Hello Everyone, My name is Andrea and I currently live in Los Angeles, California. I am planning to move to Dahab, Egypt in September, 2011 for around 6 months. I spent a lot of time in Dahab in the late 70's, early 80's and although I have traveled the world and lived in many countries, no place, anywhere holds my heart or calls to me like the Red Sea, the Sinai, the desert. I fell in love with it and always felt, from the first moment, that I had been there before, maybe in another lifetime. It felt like home. It was embedded in my deepest heart and soul and has never left me. Now it is time for me to come back. Although it is much changed there I know it is still wonderful. When I used to go there, I was living in Paris at the time, we used to rent a little hut on the beach. There was nothing there except a little place to get tea and a small Bedouin village. I have a beautiful veil given to me by the women of that village which I cherish. We bought fish from the village fishermen and cooked it in a pit in the sand. We spent months at a time there, I believe now they were the happiest days of my life. I will be subletting the apartment I own in Los Angeles and am looking for a 1 or 2 bedroom apartment to rent. Something very simple, but clean, furnished. I would like to find people living there now to communicate with as I prepare to leave.
Thank you for reading this long post!


----------



## SuziHQ (Jul 22, 2011)

*Dahab*

Hi Andrea,

I am also moving to Dahab in September 2011 for an extended period of time. I lived there for three months earlier this year and totally feel in love with it too.

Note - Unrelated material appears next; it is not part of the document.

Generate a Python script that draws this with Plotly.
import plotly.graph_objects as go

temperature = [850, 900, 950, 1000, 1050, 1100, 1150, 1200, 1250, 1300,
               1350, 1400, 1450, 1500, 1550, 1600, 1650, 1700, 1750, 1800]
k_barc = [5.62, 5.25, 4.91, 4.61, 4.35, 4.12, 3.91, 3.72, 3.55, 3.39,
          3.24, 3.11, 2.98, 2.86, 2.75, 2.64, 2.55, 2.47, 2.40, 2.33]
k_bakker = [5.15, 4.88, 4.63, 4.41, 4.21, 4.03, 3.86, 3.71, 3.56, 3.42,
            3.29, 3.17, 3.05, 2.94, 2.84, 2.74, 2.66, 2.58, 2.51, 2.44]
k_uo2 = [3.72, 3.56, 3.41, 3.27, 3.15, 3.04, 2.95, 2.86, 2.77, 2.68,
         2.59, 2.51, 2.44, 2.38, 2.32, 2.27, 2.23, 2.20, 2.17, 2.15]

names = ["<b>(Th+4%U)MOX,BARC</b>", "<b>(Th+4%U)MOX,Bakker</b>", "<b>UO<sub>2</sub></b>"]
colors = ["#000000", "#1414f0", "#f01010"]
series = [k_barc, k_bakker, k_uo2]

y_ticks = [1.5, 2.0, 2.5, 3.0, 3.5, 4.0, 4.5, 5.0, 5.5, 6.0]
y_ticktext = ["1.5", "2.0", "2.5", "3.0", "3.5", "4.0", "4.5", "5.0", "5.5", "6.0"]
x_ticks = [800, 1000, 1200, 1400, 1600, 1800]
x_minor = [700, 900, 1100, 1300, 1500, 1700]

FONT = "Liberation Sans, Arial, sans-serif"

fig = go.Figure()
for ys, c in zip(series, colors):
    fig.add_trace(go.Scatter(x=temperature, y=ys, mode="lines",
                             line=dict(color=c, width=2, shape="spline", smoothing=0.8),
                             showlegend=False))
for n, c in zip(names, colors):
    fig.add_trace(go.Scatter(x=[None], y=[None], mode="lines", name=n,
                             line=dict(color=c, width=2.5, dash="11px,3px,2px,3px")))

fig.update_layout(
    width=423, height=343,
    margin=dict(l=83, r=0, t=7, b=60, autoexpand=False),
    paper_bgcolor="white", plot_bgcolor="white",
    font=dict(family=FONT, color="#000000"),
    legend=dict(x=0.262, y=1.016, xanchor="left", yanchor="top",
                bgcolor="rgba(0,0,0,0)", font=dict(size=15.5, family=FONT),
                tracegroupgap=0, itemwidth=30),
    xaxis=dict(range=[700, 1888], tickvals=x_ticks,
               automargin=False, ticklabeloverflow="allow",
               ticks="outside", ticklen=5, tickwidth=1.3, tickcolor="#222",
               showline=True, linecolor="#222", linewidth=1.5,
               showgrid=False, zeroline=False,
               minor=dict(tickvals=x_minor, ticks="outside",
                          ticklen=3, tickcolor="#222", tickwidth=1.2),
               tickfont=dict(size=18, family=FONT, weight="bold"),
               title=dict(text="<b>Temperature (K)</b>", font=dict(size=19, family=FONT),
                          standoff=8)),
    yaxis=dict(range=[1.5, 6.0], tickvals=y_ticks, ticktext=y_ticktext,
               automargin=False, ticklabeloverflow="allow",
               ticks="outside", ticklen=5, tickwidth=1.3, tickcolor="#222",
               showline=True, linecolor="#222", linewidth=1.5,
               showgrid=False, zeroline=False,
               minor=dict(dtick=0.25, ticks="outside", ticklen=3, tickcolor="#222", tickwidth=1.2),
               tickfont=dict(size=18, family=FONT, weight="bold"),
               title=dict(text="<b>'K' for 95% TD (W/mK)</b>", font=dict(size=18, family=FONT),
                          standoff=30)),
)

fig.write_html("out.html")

I will be looking for a place to live or share with someone and was planning on finding an apartment when I get there as you get a better price, especially if you are considered a local and staying for a while.

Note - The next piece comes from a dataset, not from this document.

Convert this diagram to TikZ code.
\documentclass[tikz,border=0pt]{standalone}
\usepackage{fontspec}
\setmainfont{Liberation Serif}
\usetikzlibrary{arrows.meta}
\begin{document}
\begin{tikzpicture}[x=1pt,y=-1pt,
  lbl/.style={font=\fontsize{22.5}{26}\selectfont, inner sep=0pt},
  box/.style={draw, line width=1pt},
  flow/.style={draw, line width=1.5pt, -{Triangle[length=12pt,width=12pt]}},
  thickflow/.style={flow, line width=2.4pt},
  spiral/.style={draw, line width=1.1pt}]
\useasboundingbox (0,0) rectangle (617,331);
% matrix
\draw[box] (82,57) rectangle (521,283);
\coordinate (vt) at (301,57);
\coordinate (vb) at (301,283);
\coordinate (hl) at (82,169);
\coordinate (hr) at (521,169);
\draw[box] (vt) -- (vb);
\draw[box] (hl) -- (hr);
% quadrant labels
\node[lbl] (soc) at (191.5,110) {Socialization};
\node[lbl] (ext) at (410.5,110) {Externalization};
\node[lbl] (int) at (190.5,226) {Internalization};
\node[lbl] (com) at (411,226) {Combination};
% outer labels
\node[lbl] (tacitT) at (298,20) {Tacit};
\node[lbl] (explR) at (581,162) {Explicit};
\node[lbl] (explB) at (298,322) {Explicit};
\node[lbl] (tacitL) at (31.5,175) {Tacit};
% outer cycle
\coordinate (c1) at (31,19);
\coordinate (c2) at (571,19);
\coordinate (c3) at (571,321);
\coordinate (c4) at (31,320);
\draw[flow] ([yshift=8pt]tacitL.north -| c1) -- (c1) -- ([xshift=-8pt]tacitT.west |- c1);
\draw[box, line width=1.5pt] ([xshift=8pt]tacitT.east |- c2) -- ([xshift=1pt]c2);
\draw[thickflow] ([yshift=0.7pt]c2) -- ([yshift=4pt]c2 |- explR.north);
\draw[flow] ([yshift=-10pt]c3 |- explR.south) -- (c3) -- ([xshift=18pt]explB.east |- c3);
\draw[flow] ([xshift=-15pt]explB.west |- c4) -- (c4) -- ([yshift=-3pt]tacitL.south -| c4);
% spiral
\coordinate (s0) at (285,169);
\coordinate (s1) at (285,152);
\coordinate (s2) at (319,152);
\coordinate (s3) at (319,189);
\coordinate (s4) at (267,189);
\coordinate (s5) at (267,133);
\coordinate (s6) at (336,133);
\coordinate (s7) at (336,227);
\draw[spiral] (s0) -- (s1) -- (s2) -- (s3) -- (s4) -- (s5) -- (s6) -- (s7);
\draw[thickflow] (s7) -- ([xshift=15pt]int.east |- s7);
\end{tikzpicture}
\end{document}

I also want to connect with people there, there is a good expat community and lots of facebook pages for the community market, library etc where you can connect with people.

Dahab sounds like it's changed a lot since you were there, it is much more busier although there are parts that still retain that chilled vibe especially past the lighthouse!


----------



## gerhardme1954 (Jul 6, 2011)

Dahab is certainly a jewel of a place, if you are not a 5 star hotel kind of person. Dont expect things to get done today, because there is always bok'ra (tomorrow), but if you are happy with that it is paradise. The diving and snorkeling is, in my opinion, the best in the world.


----------



## madany (Jun 3, 2011)

When I went to Dahab first time I felt the same thing, like I had been there before. And while living there I had many deja vu...I truly wanted to start my new life there, but I could not find a clean and nice appartment and had many bad situations with people. And at the top of all that our business partners (my husband's ex best friends) betray us big time and we left. 

But I still love some places there...

Wish you nice stay there and that you will still feel the same as you did before


----------